What pH Measures
pH measures how acidic or basic a solution is. The term stands for “potential of hydrogen” or “power of hydrogen.” While commonly known to range from 0 to 14, this applies to most common aqueous solutions.
The scientific basis of pH lies in the concentration of hydrogen ions ([H+]) within a solution. Solutions with a higher concentration of hydrogen ions are acidic, while those with a lower concentration are basic. This relationship is logarithmic, meaning a small change in pH represents a large change in hydrogen ion concentration.
The formula for pH is pH = -log[H+], where [H+] is the molar concentration of hydrogen ions. This logarithmic scale conveniently represents wide ranges of hydrogen ion concentrations. For instance, a pH of 4 is ten times more acidic than a pH of 5, and one hundred times more acidic than a pH of 6.
How Negative pH Arises
The possibility of a negative pH value stems directly from the logarithmic nature of the pH scale. When the concentration of hydrogen ions ([H+]) in a solution exceeds 1 Molar (M), the mathematical calculation of pH = -log[H+] will result in a negative number. For example, if the hydrogen ion concentration is 10 M, the pH would be -log(10), which equals -1.
This phenomenon occurs in extremely concentrated solutions of strong acids. Strong acids are substances that dissociate almost completely in water, releasing a high proportion of their hydrogen ions into the solution. As the concentration of these acids increases significantly, the sheer number of free hydrogen ions can push their molarity above 1 M.
While the standard pH scale is often presented as ranging from 0 to 14, this primarily covers dilute aqueous solutions. Negative pH values, and values greater than 14 for strong bases, are well-established in chemistry. Negative pH simply indicates an exceptionally high concentration of hydrogen ions, exceeding what is typically encountered.

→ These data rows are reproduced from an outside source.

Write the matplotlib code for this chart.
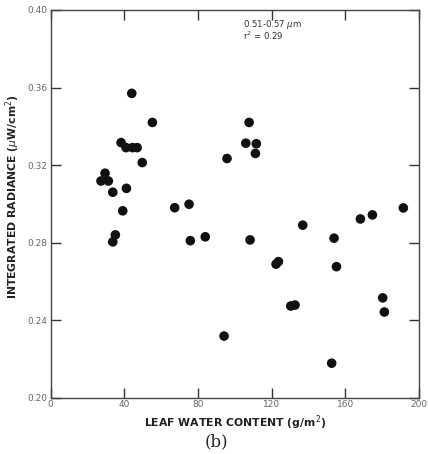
import matplotlib
matplotlib.use("Agg")
import matplotlib.pyplot as plt

leaf_water = [44.1, 55.3, 38.3, 41.0, 44.5, 47.0, 49.8, 29.6, 27.4, 31.4, 33.8, 41.2, 39.2,
              67.4, 75.2, 107.8, 106.0, 111.7, 111.2, 95.8, 136.9, 168.2, 174.7, 191.5,
              33.8, 35.2, 75.9, 84.0, 108.3, 153.9, 122.4, 123.7, 155.2, 130.4, 132.7,
              180.3, 181.2, 94.2, 152.6]
radiance = [0.357, 0.342, 0.3316, 0.329, 0.329, 0.329, 0.3213, 0.3158, 0.3118, 0.3118, 0.306, 0.308, 0.2964,
            0.298, 0.2998, 0.342, 0.3313, 0.331, 0.326, 0.3234, 0.289, 0.2922, 0.2943, 0.2979,
            0.2804, 0.284, 0.281, 0.283, 0.2814, 0.2823, 0.2689, 0.2702, 0.2676, 0.2473, 0.2478,
            0.2515, 0.2442, 0.2318, 0.2178]

x_ticks = [0, 40, 80, 120, 160, 200]
y_ticks = [0.20, 0.24, 0.28, 0.32, 0.36, 0.40]
y_tick_labels = ["0.20", "0.24", "0.28", "0.32", "0.36", "0.40"]

fig = plt.figure(figsize=(4.28, 4.54), dpi=100)
ax = fig.add_axes([50.5/428, 1 - 397.7/454, (419 - 50.5)/428, (397.7 - 10)/454])

ax.scatter(leaf_water, radiance, s=48, color="#111111", edgecolors="none", zorder=3)

ax.set_xlim(0, 200)
ax.set_ylim(0.20, 0.40)
ax.set_xticks(x_ticks)
ax.set_yticks(y_ticks)
ax.set_yticklabels(y_tick_labels)
ax.tick_params(direction="in", length=7, width=1, color="#333333",
               labelsize=6.5, labelcolor="#666666", top=True, right=True,
               labeltop=False, labelright=False, pad=2)
for sp in ax.spines.values():
    sp.set_color("#444444")
    sp.set_linewidth(1)

ax.set_xlabel(r"LEAF WATER CONTENT (g/m$^2$)", fontsize=7.8, fontweight="bold",
              color="#222222")
ax.xaxis.set_label_coords(0.5, -0.040)
ax.set_ylabel(r"INTEGRATED RADIANCE ($\mu$W/cm$^2$)", fontsize=7.8, fontweight="bold",
              color="#222222")
ax.yaxis.set_label_coords(-0.078, 0.518)

ax.text(0.522, 0.962, "0.51-0.57 $\\mu$m", transform=ax.transAxes, fontsize=6.2,
        color="#333333", va="center", ha="left")
ax.text(0.522, 0.933, "r$^2$ = 0.29", transform=ax.transAxes, fontsize=6.2,
        color="#333333", va="center", ha="left")

fig.text(216/428, 1 - 442/454, "(b)", fontsize=12, family="DejaVu Serif",
         ha="center", va="center", color="#222222")

fig.savefig("out.png", dpi=100)
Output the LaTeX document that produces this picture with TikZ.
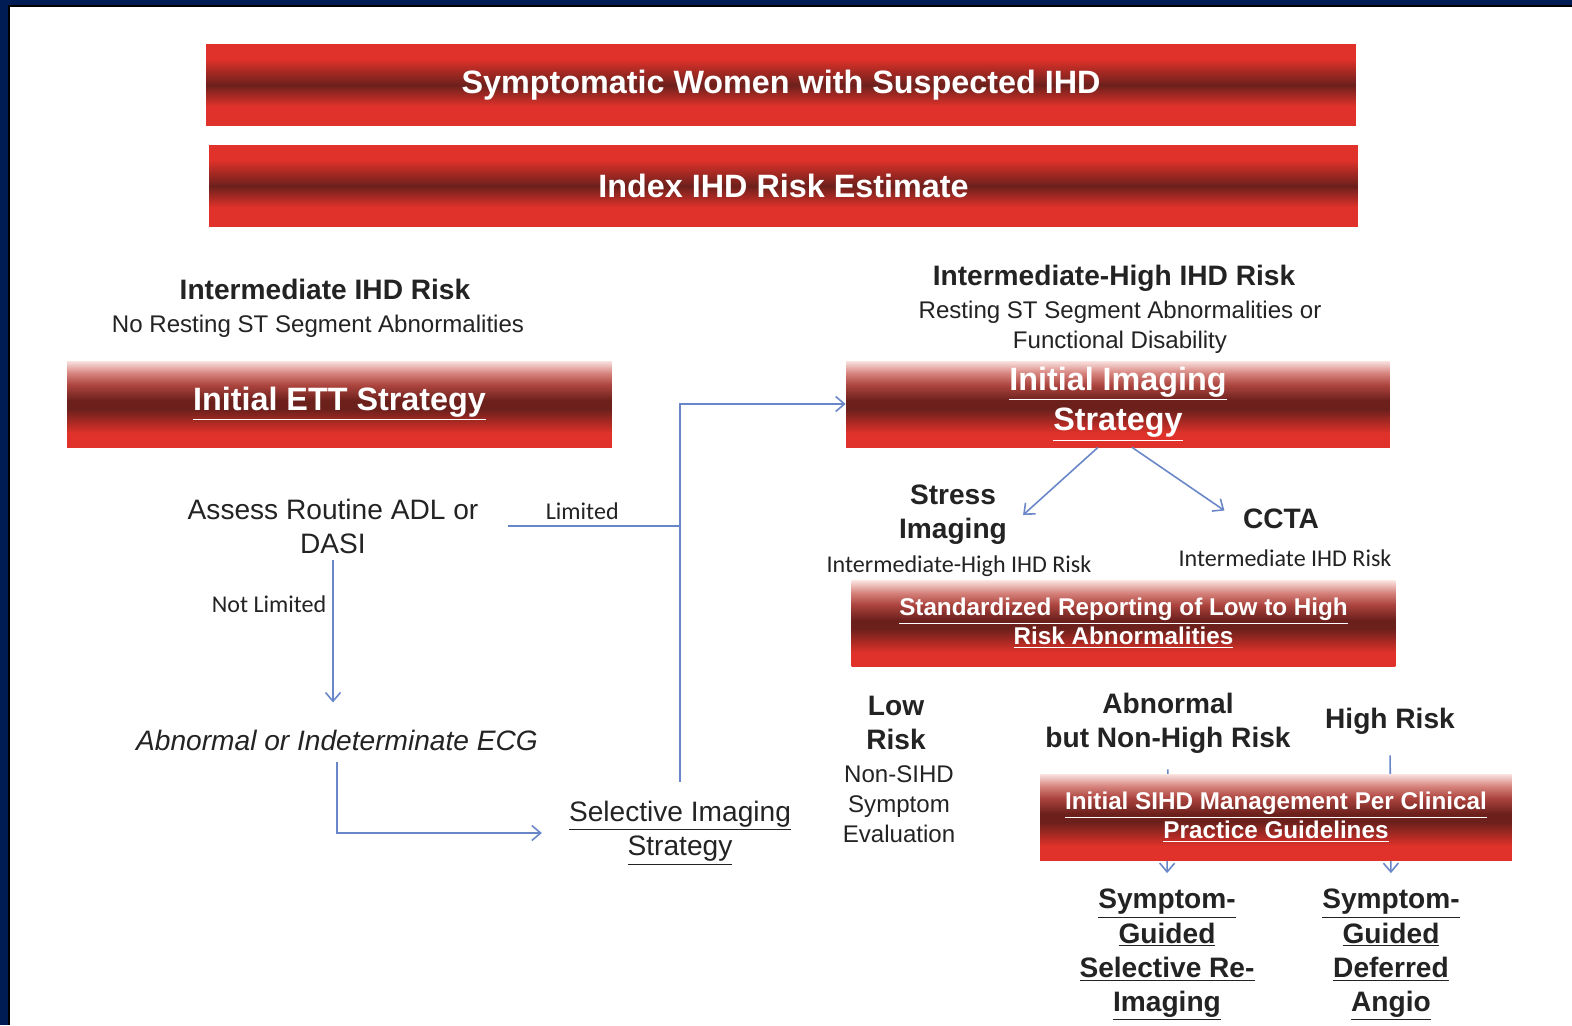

Substances with Extremely Low pH
Extremely low, or even negative, pH values are found in highly concentrated solutions of strong acids. Common examples include concentrated sulfuric acid (H₂SO₄), hydrochloric acid (HCl), and nitric acid (HNO₃). These acids are characterized by their ability to fully dissociate in water, meaning they release nearly all their hydrogen ions when dissolved.
For instance, commercially available concentrated hydrochloric acid can have a pH of approximately -1.1. Similarly, highly concentrated sulfuric acid solutions can also exhibit negative pH values, though their exact pH can vary depending on concentration and other factors. Concentrated nitric acid can also reach significantly low pH levels, with a 10 M solution theoretically having a pH of -1.
While the pH equation provides a theoretical value, the actual behavior of these highly concentrated solutions can be complex due to factors like ion activity and incomplete dissociation at very high concentrations. Nevertheless, these strong acids are capable of pushing hydrogen ion concentration to levels that result in negative pH readings.